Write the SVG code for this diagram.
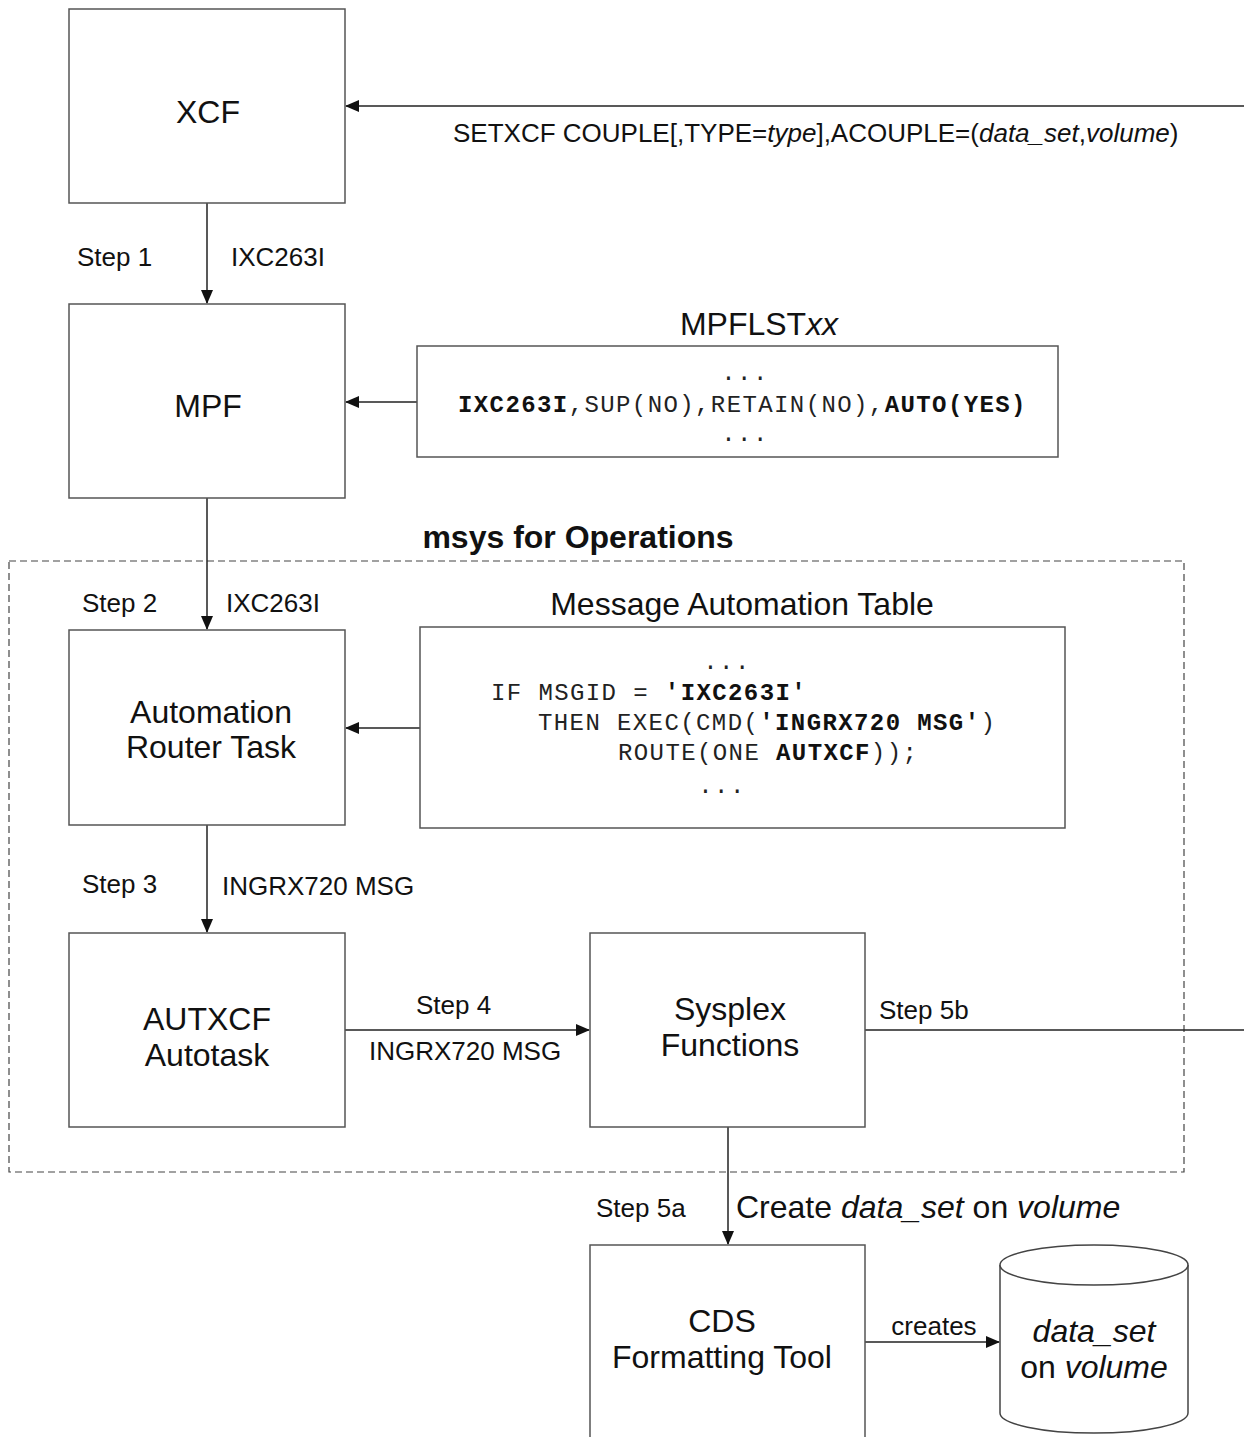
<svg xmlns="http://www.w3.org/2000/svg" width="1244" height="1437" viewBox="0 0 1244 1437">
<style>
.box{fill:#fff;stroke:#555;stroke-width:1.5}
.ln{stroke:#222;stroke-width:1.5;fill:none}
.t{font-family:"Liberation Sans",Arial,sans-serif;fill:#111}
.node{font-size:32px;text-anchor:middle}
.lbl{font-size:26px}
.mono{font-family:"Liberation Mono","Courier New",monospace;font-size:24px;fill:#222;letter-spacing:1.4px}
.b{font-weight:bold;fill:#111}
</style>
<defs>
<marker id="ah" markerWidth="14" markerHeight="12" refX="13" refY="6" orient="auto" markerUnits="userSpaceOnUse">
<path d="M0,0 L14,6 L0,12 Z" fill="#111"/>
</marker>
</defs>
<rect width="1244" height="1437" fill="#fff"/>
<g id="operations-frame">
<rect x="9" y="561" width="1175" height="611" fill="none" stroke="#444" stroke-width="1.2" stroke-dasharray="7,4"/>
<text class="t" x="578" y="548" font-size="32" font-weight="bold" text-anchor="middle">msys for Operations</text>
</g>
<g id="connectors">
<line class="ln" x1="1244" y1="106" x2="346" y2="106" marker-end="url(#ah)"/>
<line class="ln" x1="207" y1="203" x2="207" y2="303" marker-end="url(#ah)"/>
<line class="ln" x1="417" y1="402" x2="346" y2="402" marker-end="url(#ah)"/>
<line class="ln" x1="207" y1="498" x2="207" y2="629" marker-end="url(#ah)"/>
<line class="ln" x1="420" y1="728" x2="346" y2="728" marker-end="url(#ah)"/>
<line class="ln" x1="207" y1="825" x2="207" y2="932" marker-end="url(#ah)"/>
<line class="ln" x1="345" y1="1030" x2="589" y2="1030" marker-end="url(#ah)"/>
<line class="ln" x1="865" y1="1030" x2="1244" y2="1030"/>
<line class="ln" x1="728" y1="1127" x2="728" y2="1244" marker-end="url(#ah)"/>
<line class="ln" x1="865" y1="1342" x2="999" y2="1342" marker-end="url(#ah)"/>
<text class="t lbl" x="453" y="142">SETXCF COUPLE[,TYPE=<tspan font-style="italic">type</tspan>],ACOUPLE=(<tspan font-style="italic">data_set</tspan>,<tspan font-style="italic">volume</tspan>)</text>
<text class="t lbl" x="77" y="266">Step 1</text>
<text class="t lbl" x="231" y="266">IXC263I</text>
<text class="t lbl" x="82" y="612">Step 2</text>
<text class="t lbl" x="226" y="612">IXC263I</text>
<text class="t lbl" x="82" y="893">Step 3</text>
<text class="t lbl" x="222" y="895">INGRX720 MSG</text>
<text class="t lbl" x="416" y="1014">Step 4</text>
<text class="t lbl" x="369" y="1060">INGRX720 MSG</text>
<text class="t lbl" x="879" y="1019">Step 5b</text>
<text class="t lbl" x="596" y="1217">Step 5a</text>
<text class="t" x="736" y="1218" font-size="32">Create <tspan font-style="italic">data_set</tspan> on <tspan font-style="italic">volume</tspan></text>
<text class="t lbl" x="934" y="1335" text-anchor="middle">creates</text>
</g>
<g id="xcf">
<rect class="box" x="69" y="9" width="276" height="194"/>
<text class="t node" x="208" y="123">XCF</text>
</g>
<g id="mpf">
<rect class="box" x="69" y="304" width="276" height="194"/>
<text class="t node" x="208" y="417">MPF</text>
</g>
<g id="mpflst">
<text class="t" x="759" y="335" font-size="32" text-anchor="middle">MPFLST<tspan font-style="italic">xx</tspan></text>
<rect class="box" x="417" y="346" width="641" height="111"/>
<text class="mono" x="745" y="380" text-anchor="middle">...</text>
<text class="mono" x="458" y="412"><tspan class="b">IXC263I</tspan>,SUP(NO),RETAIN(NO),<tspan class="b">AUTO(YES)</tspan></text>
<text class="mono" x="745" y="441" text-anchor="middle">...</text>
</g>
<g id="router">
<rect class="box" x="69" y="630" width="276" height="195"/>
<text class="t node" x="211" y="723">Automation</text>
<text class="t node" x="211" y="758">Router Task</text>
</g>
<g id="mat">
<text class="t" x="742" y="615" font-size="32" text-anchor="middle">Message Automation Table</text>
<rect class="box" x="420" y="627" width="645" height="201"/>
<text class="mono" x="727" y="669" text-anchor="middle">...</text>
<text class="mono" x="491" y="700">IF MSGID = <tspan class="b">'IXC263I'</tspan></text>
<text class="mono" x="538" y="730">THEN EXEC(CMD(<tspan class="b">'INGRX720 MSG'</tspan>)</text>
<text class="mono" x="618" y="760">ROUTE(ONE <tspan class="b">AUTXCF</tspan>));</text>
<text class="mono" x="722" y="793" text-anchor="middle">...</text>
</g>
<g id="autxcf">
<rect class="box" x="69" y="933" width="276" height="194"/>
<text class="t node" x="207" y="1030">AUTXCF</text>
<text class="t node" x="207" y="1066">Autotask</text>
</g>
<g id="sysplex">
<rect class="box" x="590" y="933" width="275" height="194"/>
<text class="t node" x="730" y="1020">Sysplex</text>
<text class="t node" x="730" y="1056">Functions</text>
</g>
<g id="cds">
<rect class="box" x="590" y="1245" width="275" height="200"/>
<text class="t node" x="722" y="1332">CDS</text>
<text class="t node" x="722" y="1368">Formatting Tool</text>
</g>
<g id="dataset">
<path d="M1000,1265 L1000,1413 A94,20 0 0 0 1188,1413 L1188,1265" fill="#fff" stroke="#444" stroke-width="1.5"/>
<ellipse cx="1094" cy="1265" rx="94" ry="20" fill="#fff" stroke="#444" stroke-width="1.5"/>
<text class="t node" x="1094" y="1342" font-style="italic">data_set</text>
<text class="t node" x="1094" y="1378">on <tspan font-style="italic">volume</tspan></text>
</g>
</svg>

==

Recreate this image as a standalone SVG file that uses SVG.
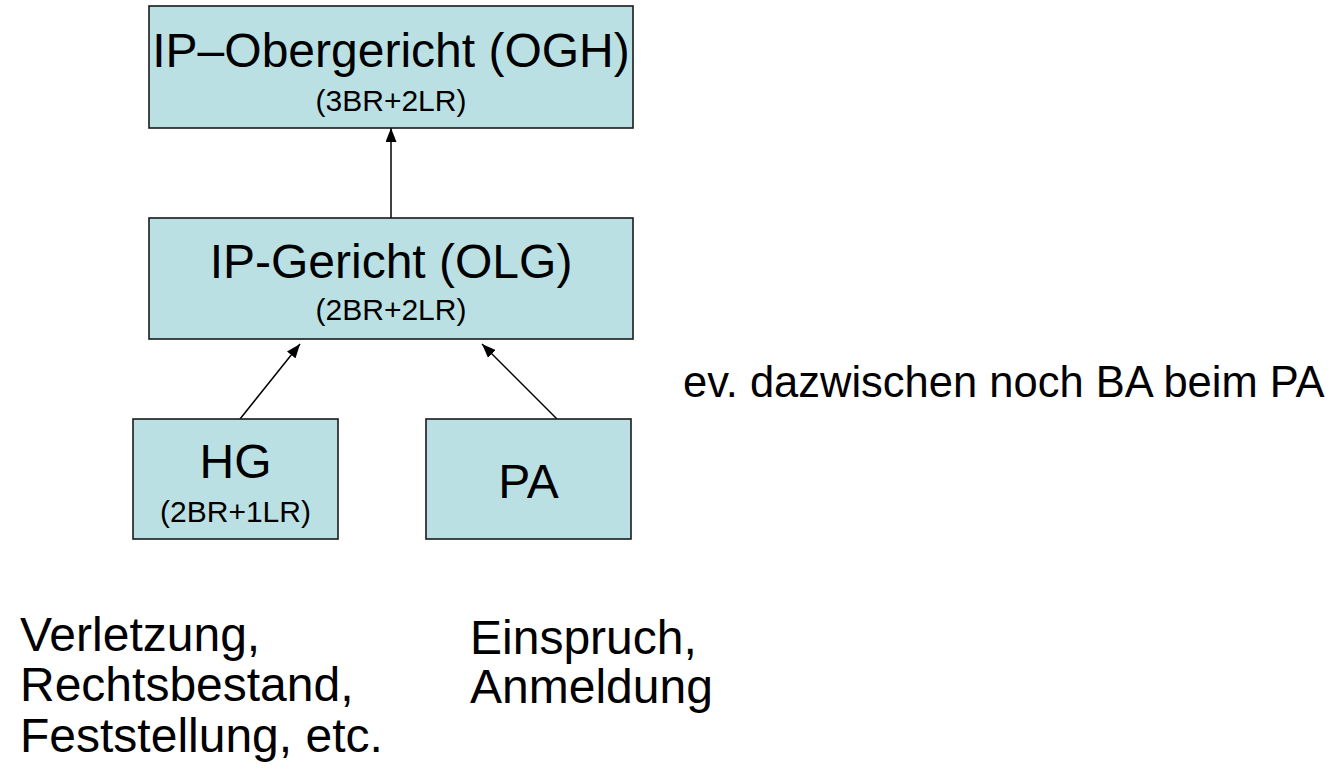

--- Your task ---
Identify the lines that hold the word "this". Copy every one of them.

--- Solution ---
Write the SVG code for this diagram.
Recreate this image as a standalone SVG file that uses SVG.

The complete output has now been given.